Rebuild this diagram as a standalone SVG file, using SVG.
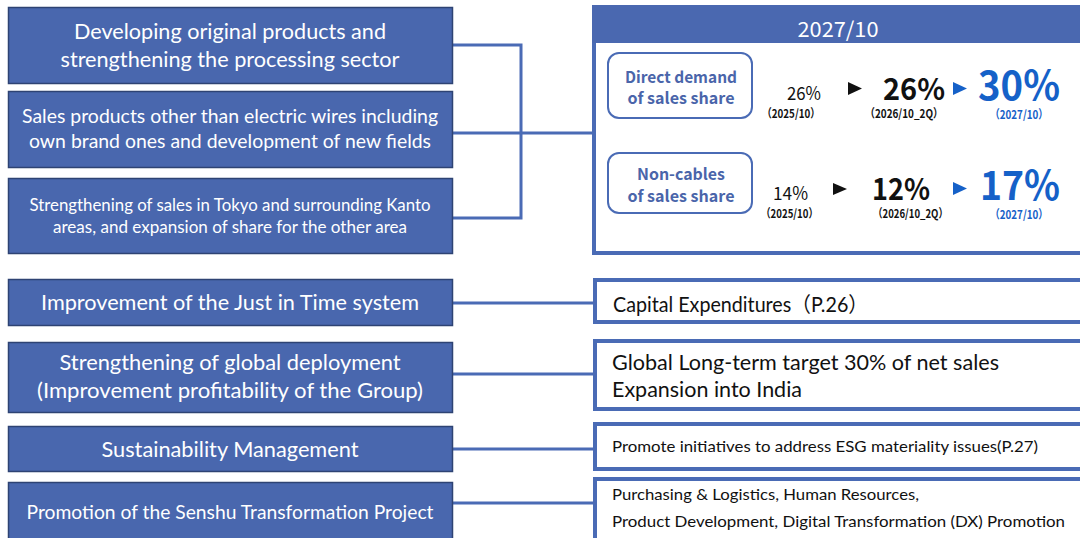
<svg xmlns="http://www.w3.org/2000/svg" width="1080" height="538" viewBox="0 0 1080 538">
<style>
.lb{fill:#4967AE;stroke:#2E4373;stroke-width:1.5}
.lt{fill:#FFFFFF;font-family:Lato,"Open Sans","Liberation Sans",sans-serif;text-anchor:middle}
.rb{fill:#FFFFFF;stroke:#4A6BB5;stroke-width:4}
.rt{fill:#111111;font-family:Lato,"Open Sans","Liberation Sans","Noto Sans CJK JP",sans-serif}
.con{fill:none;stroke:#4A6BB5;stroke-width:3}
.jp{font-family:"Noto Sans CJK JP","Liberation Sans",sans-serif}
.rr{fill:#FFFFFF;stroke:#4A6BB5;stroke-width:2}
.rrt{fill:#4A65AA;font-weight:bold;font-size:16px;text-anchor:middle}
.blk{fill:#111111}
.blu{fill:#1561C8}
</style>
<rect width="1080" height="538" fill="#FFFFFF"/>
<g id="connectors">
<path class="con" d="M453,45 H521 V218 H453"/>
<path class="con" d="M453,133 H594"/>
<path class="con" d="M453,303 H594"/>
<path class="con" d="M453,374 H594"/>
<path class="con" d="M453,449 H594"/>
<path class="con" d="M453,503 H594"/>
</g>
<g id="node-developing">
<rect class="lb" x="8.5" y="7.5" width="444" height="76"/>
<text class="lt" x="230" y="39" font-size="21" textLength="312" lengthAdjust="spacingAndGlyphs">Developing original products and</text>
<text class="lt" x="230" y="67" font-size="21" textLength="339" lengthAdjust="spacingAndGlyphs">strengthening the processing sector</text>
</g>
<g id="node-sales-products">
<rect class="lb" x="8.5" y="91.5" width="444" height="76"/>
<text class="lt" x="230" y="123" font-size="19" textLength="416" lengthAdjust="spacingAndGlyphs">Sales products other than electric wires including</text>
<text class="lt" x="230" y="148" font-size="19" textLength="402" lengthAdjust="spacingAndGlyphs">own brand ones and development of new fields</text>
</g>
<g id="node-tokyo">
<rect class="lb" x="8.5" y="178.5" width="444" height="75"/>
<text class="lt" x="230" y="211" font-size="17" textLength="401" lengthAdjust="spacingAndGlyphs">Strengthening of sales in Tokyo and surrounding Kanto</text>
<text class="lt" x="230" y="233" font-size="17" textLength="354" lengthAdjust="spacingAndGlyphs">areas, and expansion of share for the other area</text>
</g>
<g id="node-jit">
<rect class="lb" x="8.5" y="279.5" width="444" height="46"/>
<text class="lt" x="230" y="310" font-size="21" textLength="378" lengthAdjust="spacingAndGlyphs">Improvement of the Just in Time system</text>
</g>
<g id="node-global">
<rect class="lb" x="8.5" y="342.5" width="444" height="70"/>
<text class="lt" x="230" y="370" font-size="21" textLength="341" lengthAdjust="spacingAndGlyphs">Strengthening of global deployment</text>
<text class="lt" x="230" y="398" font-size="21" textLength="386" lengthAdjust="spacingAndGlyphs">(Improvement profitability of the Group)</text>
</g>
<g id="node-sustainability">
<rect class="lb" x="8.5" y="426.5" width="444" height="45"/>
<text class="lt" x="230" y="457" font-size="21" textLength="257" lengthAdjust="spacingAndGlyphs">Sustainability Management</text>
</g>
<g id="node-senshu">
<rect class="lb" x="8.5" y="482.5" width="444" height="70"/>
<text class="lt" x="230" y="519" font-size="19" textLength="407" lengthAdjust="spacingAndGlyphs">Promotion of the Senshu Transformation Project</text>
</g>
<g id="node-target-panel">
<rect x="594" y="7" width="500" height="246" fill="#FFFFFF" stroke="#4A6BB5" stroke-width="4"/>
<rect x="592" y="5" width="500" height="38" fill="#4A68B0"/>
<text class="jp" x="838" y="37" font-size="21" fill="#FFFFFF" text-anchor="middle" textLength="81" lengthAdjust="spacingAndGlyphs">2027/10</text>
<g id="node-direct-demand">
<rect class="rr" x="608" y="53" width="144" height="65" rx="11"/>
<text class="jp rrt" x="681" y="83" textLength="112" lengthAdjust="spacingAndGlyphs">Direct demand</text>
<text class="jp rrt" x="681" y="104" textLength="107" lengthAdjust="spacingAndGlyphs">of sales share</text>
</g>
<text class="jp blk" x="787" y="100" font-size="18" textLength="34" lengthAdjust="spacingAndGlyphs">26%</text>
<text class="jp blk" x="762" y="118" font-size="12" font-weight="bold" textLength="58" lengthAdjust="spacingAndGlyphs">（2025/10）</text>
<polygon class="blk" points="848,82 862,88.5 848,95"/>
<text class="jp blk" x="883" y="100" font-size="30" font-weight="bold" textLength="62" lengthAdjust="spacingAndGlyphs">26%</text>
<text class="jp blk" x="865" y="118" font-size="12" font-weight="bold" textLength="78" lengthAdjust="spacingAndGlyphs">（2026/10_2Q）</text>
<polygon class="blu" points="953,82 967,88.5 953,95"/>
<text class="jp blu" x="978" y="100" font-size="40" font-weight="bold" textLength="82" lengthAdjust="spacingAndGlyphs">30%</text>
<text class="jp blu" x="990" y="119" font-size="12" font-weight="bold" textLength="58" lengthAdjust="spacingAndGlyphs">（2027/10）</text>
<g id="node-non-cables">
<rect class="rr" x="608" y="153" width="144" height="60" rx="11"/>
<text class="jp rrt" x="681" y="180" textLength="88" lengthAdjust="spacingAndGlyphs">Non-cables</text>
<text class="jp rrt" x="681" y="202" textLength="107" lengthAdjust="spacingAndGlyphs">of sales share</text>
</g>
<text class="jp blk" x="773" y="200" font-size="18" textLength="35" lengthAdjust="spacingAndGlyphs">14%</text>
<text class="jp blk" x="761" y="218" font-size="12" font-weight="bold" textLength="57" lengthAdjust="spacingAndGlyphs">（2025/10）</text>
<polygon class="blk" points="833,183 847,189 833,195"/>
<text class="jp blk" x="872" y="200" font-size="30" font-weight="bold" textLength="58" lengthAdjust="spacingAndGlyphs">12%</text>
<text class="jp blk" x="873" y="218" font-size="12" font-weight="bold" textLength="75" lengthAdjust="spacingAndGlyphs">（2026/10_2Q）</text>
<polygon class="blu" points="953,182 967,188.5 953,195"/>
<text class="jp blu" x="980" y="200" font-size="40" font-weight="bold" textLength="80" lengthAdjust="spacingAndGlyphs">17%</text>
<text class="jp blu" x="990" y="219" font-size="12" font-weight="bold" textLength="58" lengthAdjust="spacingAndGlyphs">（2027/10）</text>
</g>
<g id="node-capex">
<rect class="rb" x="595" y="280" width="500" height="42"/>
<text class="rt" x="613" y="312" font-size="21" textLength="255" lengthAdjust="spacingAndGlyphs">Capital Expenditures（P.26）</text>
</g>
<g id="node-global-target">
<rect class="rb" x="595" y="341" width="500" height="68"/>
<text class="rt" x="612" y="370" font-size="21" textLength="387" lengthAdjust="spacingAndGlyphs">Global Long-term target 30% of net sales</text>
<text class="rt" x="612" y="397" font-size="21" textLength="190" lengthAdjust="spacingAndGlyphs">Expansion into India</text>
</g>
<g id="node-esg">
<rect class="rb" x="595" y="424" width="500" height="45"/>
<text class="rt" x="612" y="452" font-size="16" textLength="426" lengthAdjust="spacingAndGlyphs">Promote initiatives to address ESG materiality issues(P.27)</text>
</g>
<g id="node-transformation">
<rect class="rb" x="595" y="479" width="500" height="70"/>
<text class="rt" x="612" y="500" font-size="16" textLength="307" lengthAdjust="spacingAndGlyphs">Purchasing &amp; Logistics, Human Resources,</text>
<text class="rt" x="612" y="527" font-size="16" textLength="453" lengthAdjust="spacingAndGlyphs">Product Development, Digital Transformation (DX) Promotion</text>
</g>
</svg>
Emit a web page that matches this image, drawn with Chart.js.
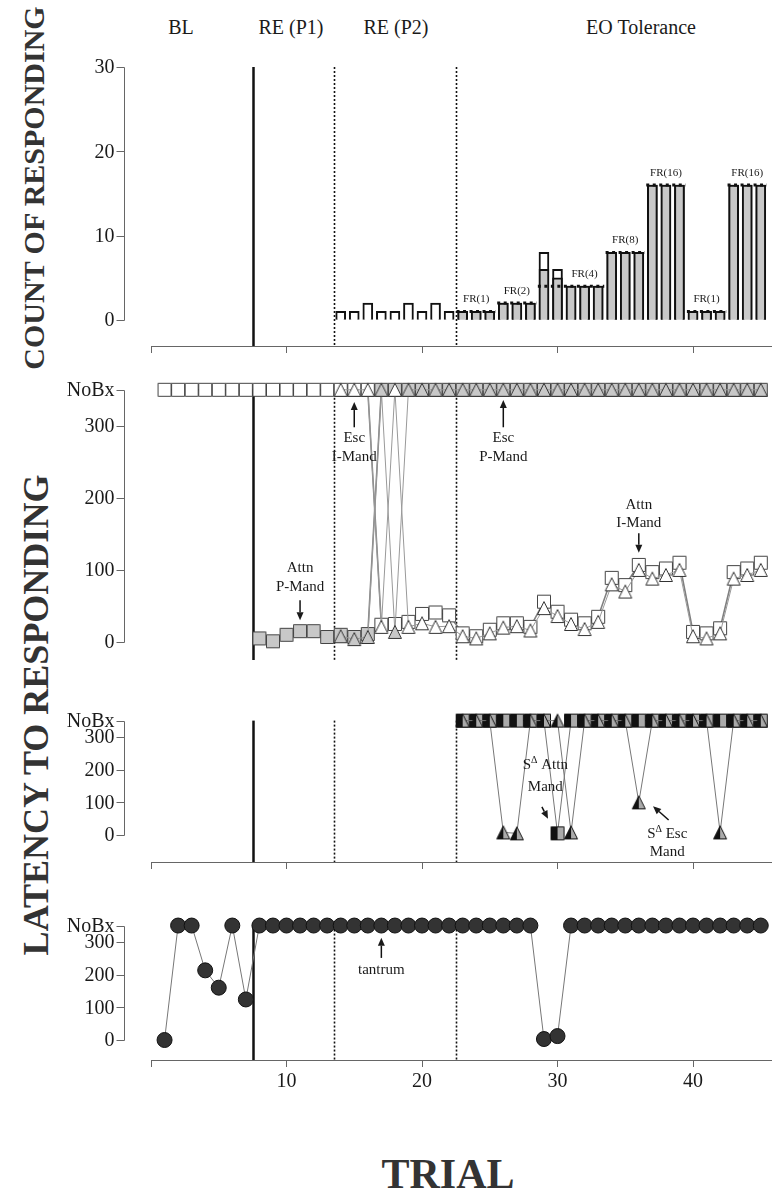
________________________
__Exercise directions__: Gather each line in these records that contains the string "this".

__Written answer__:
Rebuild this diagram as a standalone SVG file, using SVG.
Emit a web page that matches this image, drawn with Chart.js.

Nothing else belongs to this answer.